◆ Records to use ◆

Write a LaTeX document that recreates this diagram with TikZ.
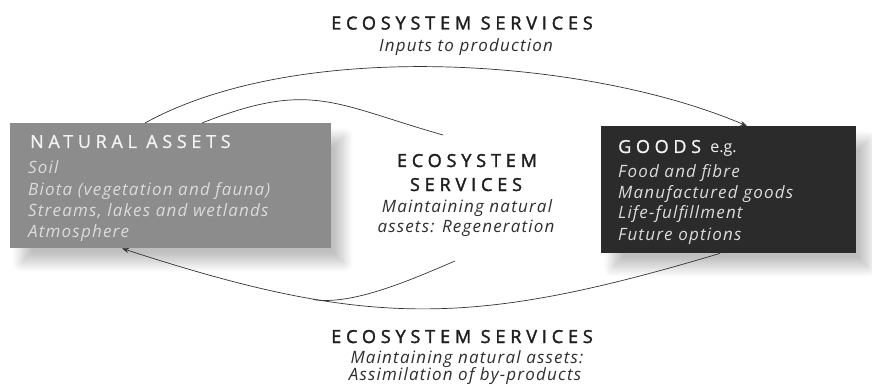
\documentclass[tikz,border=0pt]{standalone}
\usepackage{fontspec}
\setmainfont{Open Sans}
\newfontfamily\headfont[LetterSpace=27,FakeBold=2]{Open Sans}
\newfontfamily\boxheadfont[LetterSpace=26,FakeBold=1.2]{Open Sans}
\newfontfamily\subfont[LetterSpace=7]{Open Sans}
\usetikzlibrary{shadows.blur,arrows.meta}
\definecolor{assetgray}{HTML}{8C8C8C}
\definecolor{goodsdark}{HTML}{2B2B2B}
\tikzset{
  panel/.style={inner sep=0pt, anchor=north west,
    blur shadow={shadow xshift=12pt, shadow yshift=-14pt, shadow blur steps=10, shadow blur radius=10pt, shadow opacity=25}},
  head/.style={inner sep=0pt, anchor=base, font=\headfont\fontsize{18}{20}\selectfont, text=black!88},
  sub/.style={inner sep=0pt, anchor=base, font=\subfont\itshape\fontsize{17}{20}\selectfont, text=black!82},
  boxhead/.style={inner sep=0pt, anchor=base west, font=\boxheadfont\fontsize{18}{20}\selectfont, text=white!95!black},
  item/.style={inner sep=0pt, anchor=base west, font=\subfont\itshape\fontsize{17}{20}\selectfont, text=white!86!black},
  flow/.style={draw=black!80, line width=0.7pt},
  tip/.style={-{Stealth[length=7pt,width=5pt]}},
}
\begin{document}
\begin{tikzpicture}[x=1pt,y=-1pt]
\useasboundingbox (0,0) rectangle (872,390);
% boxes
\node[panel, fill=assetgray, minimum width=321pt, minimum height=125pt] (nat) at (10,123) {};
\node[panel, fill=goodsdark, minimum width=255pt, minimum height=127pt] (goods) at (601,126) {};
% box texts
\node[boxhead] (natH) at (30,148) {NATURAL ASSETS};
\node[item] (nat1) at (28,174) {Soil};
\node[item] (nat2) at (28,195) {Biota (vegetation and fauna)};
\node[item] (nat3) at (28,216) {Streams, lakes and wetlands};
\node[item] (nat4) at (28,237) {Atmosphere};
\node[boxhead] (goodsH) at (618,153) {GOODS {\fontspec{Open Sans}\fontsize{16}{18}\selectfont e.g.}};
\node[item] (g1) at (618,178) {Food and fibre};
\node[item] (g2) at (618,198) {Manufactured goods};
\node[item] (g3) at (618,218) {Life-fulfillment};
\node[item] (g4) at (618,240) {Future options};
% service labels
\node[head] (topH) at (462,29.5) {ECOSYSTEM SERVICES};
\node[sub] (topS) at (466,52) {Inputs to production};
\node[head] (midH1) at (467,167) {ECOSYSTEM};
\node[head] (midH2) at (466,191) {SERVICES};
\node[sub] (midS1) at (467,212) {Maintaining natural};
\node[sub] (midS2) at (466,232) {assets: Regeneration};
\node[head] (botH) at (462,343) {ECOSYSTEM SERVICES};
\node[sub] (botS1) at (467,363) {Maintaining natural assets:};
\node[sub] (botS2) at (465,380) {Assimilation of by-products};
% free ends
\coordinate (innerEnd) at (443,135);
\coordinate (lowStart) at (455,261);
\coordinate (lowEnd) at (313,299.5);
% connectors
\draw[flow,tip] ([xshift=135pt]nat.north west) .. controls (301,37) and (591,59) .. ([xshift=146pt]goods.north west);
\draw[flow] ([xshift=192pt]nat.north west) .. controls (311,80) and (334,104) .. (innerEnd);
\draw[flow,tip] ([xshift=119pt]goods.south west) .. controls (473,327) and (369,329) .. ([xshift=112pt]nat.south west);
\draw[flow] (lowStart) .. controls (415,278) and (353,306) .. (lowEnd);
\end{tikzpicture}
\end{document}
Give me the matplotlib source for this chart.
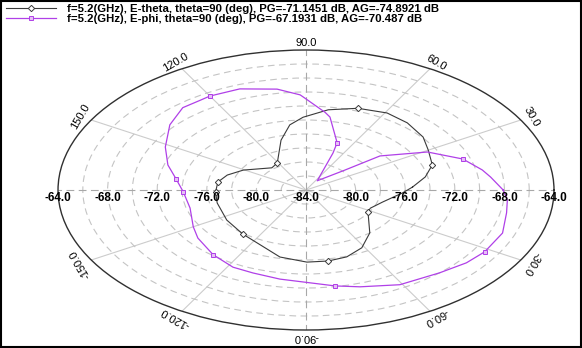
import numpy as np
import matplotlib
matplotlib.use("Agg")
from matplotlib import pyplot as plt
from matplotlib.patches import Rectangle

# E-theta trace: angle (deg) and gain (dB)
etheta_deg = [2.8, 11, 19.4, 30.2, 38.7, 49.6, 59.3, 70.3, 81.1, 91.3, 98, 105.8,
              121, 131, 150.6, 161.4, 170.9, 182.2, 194.5, 213.9, 231, 248.3, 257.6,
              270.4, 280, 289, 298.6, 310, 327.9, 333.4, 344.3, 357]
etheta_db = [-75.4, -74.2, -73.2, -72.6, -71.9, -71.4, -71.2, -71.6, -72.4, -73.6,
             -74.6, -76.6, -79.5, -79.8, -78.2, -77.3, -76.8, -76.7, -76.6, -76.3,
             -75.9, -75.1, -74.2, -73.7, -73.7, -73.9, -74.6, -76.0, -78.1, -78.2,
             -77.6, -76.2]
etheta_marks = [2, 7, 12, 16, 17, 20, 24, 28]

# E-phi trace
ephi_deg = [0, 7.1, 11.4, 19.3, 29, 39.2, 42.3, 55.5, 67.6, 69.6, 79.5, 82.1, 91, 92,
            99.2, 110.3, 120, 123.6, 130.2, 139.7, 151.6, 162.2, 171.4, 181.6, 195.4,
            210, 218.2, 231, 241.9, 250.2, 260.6, 279.7, 287.5, 299.2, 312.3, 321.2,
            328.5, 338.8, 348.6, 355]
ephi_db = [-68.1, -69.0, -69.5, -70.6, -72.8, -76.3, -79.8, -82.4, -78.3, -76.8,
           -73.4, -72.8, -70.7, -70.4, -69.4, -68.6, -68.5, -68.6, -68.6, -69.6,
           -71.1, -72.3, -73.4, -74.1, -74.3, -73.5, -72.9, -72.1, -71.5, -71.4,
           -71.1, -70.1, -69.5, -68.5, -68.0, -67.4, -67.1, -67.0, -67.5, -67.7]
ephi_marks = [3, 9, 16, 22, 23, 27, 31, 36]

legend_labels = [
    "f=5.2(GHz), E-theta, theta=90 (deg), PG=-71.1451 dB, AG=-74.8921 dB",
    "f=5.2(GHz), E-phi, theta=90 (deg), PG=-67.1931 dB, AG=-70.487 dB",
]

r_min, r_max = -84, -64
r_label_values = [-84, -80, -76, -72, -68, -64]
theta_label_values = [30, 60, 90, 120, 150, -150, -120, -90, -60, -30]

FONT = "Liberation Sans"


def closed(deg: list, db: list) -> tuple[np.ndarray, np.ndarray]:
    th = np.deg2rad(np.append(deg, deg[0]))
    r = np.append(db, db[0])
    return th, r


fig = plt.figure(figsize=(5.82, 3.48), dpi=100)
fig.patch.set_facecolor("white")
fig.patches.append(Rectangle((0.001, 0.002), 0.997, 0.995, transform=fig.transFigure,
                             fill=False, edgecolor="black", linewidth=1.5))

ax = fig.add_axes([0.0997, 0.0517, 0.8522, 0.8046], projection="polar")
ax.set_aspect("auto")
ax.set_ylim(r_min, r_max)

# grid
ax.set_yticks(np.arange(-82, -64, 2))
ax.set_yticklabels([])
ax.set_xticks(np.deg2rad([30, 60, 120, 150, 210, 240, 300, 330]))
ax.set_xticklabels([])
ax.tick_params(length=0)
ax.yaxis.grid(True, color="#c4c4c4", linewidth=0.8, linestyle=(0, (6, 4)))
ax.xaxis.grid(True, color="#cccccc", linewidth=0.8, linestyle="-")
for a in [0, 90, 180, 270]:
    ax.axvline(np.deg2rad(a), color="#a8a8a8", linewidth=0.8, linestyle=(0, (7, 4)))
ax.spines["polar"].set_color("#303030")
ax.spines["polar"].set_linewidth(1.0)

# traces
th, r = closed(etheta_deg, etheta_db)
l1, = ax.plot(th, r, color="#3a3a3a", linewidth=0.8, marker="D", markersize=3.2,
              markerfacecolor="white", markeredgewidth=0.7, markevery=etheta_marks)
th, r = closed(ephi_deg, ephi_db)
l2, = ax.plot(th, r, color="#b040e8", linewidth=0.9, marker="s", markersize=3.2,
              markerfacecolor="#e6bff5", markeredgewidth=0.7, markevery=ephi_marks)

# radial labels along horizontal axis
for v in r_label_values:
    sides = [0] if v == r_min else [0, np.pi]
    for s in sides:
        ax.annotate(f"{v:.1f}", xy=(s, v), xytext=(0, -1.5), textcoords="offset points",
                    ha="center", va="top", fontsize=8.5, fontweight="bold",
                    family=FONT, annotation_clip=False)

# angular labels, rotated along the rim
for a in theta_label_values:
    ax.text(np.deg2rad(a), -63.0, f"{a:.1f}", rotation=a - 90, rotation_mode="anchor",
            ha="center", va="center", fontsize=8, family=FONT, clip_on=False)

fig.legend([l1, l2], legend_labels, loc="upper left", bbox_to_anchor=(-0.004, 1.012),
           frameon=False, prop={"family": FONT, "size": 8.2, "weight": "bold"},
           handlelength=4.4, handletextpad=1.0, labelspacing=0.05, borderpad=0.2,
           markerscale=1.0)

fig.savefig("out.png", dpi=100)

◆ What is expected ◆
Start at the line containing "Give me the matplotlib source for this chart." and stop at the line containing "etheta_marks = [2, 7, 12, 16, 17, 20, 24, 28]"; transcribe those lines exactly, skipping pictures.

◆ The output ◆
Give me the matplotlib source for this chart.
import numpy as np
import matplotlib
matplotlib.use("Agg")
from matplotlib import pyplot as plt
from matplotlib.patches import Rectangle

# E-theta trace: angle (deg) and gain (dB)
etheta_deg = [2.8, 11, 19.4, 30.2, 38.7, 49.6, 59.3, 70.3, 81.1, 91.3, 98, 105.8,
              121, 131, 150.6, 161.4, 170.9, 182.2, 194.5, 213.9, 231, 248.3, 257.6,
              270.4, 280, 289, 298.6, 310, 327.9, 333.4, 344.3, 357]
etheta_db = [-75.4, -74.2, -73.2, -72.6, -71.9, -71.4, -71.2, -71.6, -72.4, -73.6,
             -74.6, -76.6, -79.5, -79.8, -78.2, -77.3, -76.8, -76.7, -76.6, -76.3,
             -75.9, -75.1, -74.2, -73.7, -73.7, -73.9, -74.6, -76.0, -78.1, -78.2,
             -77.6, -76.2]
etheta_marks = [2, 7, 12, 16, 17, 20, 24, 28]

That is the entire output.